**WORK INSTRUCTIONS**.
Copy out exactly the lines from the one holding "Generate a Python" through the one holding "0.932, 0.937, 0.945, 0.95, 0.955, 0.958]", ends included; omit images.

**SUPPLIED DATA**.
+-------+

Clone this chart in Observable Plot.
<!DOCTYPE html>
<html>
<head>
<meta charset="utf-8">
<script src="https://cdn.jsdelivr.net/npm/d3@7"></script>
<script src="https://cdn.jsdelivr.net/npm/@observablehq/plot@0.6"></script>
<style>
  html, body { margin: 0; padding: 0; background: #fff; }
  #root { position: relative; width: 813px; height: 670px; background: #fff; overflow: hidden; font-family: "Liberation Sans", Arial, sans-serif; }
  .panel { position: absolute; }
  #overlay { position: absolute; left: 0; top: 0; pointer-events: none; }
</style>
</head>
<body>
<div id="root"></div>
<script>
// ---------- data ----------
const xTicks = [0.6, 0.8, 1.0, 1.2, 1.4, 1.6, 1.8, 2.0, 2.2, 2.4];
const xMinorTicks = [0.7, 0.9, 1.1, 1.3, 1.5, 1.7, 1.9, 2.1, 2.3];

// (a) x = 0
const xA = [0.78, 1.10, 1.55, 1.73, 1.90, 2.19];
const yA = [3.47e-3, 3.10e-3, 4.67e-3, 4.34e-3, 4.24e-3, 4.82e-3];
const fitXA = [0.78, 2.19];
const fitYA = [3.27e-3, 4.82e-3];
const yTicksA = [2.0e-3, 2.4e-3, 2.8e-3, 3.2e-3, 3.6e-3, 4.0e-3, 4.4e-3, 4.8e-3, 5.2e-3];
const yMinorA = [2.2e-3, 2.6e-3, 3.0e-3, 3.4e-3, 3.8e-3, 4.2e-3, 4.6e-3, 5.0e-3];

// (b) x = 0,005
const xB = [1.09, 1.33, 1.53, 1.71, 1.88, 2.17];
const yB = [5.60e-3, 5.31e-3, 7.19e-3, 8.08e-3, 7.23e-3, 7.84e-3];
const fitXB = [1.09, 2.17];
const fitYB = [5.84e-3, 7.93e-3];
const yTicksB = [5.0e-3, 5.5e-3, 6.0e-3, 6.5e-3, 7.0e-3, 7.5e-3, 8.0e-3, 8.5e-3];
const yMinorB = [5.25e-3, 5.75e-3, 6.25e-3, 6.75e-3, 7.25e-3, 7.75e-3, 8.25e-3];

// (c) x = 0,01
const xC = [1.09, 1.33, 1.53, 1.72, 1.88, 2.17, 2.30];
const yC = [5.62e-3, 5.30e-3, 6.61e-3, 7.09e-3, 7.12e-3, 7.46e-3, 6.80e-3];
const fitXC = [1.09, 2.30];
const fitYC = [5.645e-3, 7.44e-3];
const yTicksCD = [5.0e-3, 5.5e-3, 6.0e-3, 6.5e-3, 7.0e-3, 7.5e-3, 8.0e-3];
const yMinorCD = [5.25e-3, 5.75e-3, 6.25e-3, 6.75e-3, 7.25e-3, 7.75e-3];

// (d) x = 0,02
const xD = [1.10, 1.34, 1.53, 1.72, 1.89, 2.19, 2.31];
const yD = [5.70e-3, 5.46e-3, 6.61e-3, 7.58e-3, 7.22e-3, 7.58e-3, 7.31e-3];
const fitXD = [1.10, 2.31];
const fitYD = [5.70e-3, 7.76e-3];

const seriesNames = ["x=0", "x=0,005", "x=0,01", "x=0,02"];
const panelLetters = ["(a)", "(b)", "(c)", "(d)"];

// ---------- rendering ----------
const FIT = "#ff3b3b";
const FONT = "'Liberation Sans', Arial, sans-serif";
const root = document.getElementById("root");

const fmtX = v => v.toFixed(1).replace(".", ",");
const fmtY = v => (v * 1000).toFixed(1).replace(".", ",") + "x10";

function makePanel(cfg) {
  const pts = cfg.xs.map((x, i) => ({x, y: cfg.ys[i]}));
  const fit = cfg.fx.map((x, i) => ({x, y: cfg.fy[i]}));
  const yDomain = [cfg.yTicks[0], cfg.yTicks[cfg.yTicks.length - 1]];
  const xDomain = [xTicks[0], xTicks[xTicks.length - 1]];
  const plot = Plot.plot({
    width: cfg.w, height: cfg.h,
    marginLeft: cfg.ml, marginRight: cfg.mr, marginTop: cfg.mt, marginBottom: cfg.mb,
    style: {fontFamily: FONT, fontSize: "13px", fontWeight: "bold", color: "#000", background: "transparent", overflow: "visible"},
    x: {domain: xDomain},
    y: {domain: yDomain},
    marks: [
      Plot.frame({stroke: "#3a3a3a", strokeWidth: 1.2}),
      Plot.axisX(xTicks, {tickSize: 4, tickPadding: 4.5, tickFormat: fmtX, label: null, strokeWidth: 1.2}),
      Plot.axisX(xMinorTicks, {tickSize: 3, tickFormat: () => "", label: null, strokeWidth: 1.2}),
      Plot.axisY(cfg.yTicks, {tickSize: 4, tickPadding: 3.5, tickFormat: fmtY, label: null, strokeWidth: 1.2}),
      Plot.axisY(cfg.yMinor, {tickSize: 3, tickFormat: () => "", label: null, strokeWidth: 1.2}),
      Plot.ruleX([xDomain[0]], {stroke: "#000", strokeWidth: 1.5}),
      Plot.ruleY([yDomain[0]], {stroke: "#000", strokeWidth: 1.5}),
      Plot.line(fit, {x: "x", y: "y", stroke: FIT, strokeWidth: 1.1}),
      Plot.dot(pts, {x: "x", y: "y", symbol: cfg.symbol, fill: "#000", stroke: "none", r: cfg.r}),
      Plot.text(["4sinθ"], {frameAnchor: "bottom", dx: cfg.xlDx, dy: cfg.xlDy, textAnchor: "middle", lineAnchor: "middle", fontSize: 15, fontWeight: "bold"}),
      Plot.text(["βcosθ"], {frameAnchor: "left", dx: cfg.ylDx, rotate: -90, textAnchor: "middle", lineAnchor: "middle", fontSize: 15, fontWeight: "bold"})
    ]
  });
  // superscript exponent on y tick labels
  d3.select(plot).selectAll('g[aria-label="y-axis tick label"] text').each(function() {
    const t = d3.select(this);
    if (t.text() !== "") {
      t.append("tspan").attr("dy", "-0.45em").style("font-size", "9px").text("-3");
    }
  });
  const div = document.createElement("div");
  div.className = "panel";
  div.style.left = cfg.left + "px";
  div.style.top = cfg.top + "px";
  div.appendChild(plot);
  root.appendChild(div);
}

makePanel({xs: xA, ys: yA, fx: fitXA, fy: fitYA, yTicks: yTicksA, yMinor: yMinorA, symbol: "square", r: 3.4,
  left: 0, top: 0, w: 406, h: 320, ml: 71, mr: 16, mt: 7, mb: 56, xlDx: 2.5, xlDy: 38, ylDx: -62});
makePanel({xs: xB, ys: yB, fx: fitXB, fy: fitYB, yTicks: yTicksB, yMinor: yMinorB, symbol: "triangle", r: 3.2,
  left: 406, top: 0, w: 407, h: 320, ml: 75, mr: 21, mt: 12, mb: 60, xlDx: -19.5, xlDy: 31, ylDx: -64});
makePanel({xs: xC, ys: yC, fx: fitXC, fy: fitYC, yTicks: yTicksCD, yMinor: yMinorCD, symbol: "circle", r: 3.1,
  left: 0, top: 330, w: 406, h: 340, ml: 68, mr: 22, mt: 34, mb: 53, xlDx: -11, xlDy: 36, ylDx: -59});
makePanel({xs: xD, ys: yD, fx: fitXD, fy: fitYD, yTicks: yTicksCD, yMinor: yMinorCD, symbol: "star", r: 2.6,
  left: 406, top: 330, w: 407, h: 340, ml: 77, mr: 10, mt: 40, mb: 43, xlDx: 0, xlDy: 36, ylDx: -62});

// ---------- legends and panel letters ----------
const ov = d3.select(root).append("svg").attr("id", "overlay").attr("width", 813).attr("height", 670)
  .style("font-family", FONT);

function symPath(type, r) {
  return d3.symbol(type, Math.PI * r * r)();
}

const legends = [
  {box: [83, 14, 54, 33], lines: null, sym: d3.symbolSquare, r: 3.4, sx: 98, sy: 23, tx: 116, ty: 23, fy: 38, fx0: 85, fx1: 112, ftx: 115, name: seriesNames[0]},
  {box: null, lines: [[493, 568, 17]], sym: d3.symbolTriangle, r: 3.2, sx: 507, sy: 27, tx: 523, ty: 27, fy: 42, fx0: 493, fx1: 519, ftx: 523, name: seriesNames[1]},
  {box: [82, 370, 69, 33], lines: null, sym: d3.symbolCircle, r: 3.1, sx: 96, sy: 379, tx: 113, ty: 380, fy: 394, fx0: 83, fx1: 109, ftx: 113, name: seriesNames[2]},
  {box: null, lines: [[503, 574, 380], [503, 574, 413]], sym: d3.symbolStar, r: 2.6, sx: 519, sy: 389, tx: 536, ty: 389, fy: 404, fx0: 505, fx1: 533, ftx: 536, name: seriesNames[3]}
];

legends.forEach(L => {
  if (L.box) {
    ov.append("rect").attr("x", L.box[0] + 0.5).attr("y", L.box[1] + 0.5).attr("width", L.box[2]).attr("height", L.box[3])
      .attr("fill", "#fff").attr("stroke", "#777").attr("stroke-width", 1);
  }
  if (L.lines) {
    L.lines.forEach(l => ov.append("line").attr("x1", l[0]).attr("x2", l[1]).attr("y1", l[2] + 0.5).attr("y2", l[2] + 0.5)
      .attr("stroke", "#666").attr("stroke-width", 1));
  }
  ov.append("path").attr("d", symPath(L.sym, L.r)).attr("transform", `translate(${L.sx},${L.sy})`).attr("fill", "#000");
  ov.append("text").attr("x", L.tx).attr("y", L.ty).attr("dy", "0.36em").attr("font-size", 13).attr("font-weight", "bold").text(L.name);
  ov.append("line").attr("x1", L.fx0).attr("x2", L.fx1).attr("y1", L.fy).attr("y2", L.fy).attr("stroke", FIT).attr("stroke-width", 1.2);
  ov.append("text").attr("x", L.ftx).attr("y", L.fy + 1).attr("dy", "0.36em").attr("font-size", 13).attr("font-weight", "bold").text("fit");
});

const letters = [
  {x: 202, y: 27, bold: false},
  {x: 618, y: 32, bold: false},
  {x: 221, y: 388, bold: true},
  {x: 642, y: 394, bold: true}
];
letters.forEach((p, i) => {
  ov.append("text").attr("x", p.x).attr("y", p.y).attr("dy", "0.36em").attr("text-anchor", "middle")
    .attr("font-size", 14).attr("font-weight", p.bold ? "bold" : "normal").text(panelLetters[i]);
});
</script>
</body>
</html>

+-------+

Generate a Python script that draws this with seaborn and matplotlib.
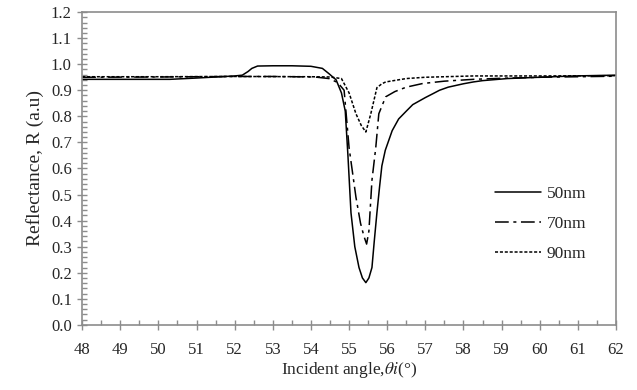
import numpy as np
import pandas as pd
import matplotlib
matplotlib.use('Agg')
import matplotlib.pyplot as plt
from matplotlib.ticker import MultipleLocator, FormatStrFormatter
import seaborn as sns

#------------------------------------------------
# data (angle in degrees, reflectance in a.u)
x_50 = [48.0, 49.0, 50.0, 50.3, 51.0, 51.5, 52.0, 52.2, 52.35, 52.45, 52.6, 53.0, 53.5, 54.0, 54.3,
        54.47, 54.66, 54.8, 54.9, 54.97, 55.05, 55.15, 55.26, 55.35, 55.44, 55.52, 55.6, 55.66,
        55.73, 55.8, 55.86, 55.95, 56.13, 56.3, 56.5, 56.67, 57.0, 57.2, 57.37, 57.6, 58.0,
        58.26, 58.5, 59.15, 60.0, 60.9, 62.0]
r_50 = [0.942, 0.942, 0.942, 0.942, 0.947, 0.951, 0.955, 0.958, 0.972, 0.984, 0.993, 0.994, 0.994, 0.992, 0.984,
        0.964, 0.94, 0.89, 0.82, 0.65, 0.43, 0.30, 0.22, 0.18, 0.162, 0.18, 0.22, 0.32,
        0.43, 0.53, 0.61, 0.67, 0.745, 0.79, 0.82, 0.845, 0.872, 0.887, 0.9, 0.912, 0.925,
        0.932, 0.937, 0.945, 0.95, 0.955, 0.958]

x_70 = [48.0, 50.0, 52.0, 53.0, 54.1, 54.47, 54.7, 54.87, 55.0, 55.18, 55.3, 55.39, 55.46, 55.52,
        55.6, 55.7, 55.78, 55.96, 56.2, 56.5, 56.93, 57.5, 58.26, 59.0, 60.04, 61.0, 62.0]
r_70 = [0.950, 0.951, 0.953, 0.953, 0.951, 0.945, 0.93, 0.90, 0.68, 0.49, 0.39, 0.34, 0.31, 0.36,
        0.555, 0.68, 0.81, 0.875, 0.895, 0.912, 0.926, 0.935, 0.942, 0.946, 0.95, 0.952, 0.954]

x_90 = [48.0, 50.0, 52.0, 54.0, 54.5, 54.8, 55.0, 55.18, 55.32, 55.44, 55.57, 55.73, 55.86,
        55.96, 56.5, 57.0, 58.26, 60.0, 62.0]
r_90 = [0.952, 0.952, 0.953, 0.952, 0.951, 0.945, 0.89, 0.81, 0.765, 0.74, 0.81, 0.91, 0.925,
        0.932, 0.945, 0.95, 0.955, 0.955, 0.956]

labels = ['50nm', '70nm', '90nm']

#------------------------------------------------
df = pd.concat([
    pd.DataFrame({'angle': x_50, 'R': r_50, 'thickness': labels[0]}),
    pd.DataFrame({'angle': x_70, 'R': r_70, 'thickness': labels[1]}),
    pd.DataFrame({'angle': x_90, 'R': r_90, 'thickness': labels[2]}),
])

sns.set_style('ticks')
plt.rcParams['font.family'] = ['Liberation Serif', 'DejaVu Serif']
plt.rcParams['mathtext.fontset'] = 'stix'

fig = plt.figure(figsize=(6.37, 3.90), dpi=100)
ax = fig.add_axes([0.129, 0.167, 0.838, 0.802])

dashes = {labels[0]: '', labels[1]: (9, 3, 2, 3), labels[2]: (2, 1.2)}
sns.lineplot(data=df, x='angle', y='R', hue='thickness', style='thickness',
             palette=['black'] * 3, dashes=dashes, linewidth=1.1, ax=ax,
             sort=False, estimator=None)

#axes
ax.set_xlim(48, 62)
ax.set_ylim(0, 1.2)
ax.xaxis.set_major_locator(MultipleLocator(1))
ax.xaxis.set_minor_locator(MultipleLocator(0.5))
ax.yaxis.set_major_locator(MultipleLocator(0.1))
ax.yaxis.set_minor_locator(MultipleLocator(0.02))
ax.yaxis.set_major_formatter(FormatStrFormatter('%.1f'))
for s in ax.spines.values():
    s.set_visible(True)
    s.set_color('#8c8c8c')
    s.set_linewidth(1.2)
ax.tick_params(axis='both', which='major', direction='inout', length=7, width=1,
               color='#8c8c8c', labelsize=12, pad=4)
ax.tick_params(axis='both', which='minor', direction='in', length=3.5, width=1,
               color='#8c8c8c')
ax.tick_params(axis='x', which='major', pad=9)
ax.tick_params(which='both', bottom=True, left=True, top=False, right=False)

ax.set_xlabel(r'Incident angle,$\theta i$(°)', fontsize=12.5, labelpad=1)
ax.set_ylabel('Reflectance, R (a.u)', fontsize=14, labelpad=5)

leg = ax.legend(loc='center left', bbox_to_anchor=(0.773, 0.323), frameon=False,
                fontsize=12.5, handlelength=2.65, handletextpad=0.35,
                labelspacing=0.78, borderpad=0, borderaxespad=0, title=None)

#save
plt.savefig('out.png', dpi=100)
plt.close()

+-------+

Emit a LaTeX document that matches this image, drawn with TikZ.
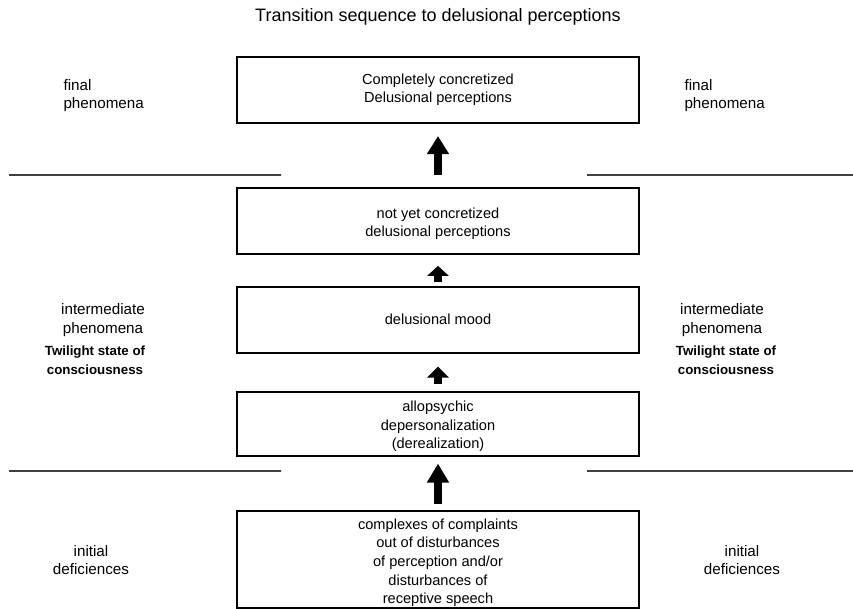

+-------+

**COMPLETED TASK**.
Generate a Python script that draws this with seaborn and matplotlib.
import numpy as np
import pandas as pd
import matplotlib
matplotlib.use('Agg')
import matplotlib.pyplot as plt
from matplotlib.ticker import MultipleLocator, FormatStrFormatter
import seaborn as sns

#------------------------------------------------
# data (angle in degrees, reflectance in a.u)
x_50 = [48.0, 49.0, 50.0, 50.3, 51.0, 51.5, 52.0, 52.2, 52.35, 52.45, 52.6, 53.0, 53.5, 54.0, 54.3,
        54.47, 54.66, 54.8, 54.9, 54.97, 55.05, 55.15, 55.26, 55.35, 55.44, 55.52, 55.6, 55.66,
        55.73, 55.8, 55.86, 55.95, 56.13, 56.3, 56.5, 56.67, 57.0, 57.2, 57.37, 57.6, 58.0,
        58.26, 58.5, 59.15, 60.0, 60.9, 62.0]
r_50 = [0.942, 0.942, 0.942, 0.942, 0.947, 0.951, 0.955, 0.958, 0.972, 0.984, 0.993, 0.994, 0.994, 0.992, 0.984,
        0.964, 0.94, 0.89, 0.82, 0.65, 0.43, 0.30, 0.22, 0.18, 0.162, 0.18, 0.22, 0.32,
        0.43, 0.53, 0.61, 0.67, 0.745, 0.79, 0.82, 0.845, 0.872, 0.887, 0.9, 0.912, 0.925,
        0.932, 0.937, 0.945, 0.95, 0.955, 0.958]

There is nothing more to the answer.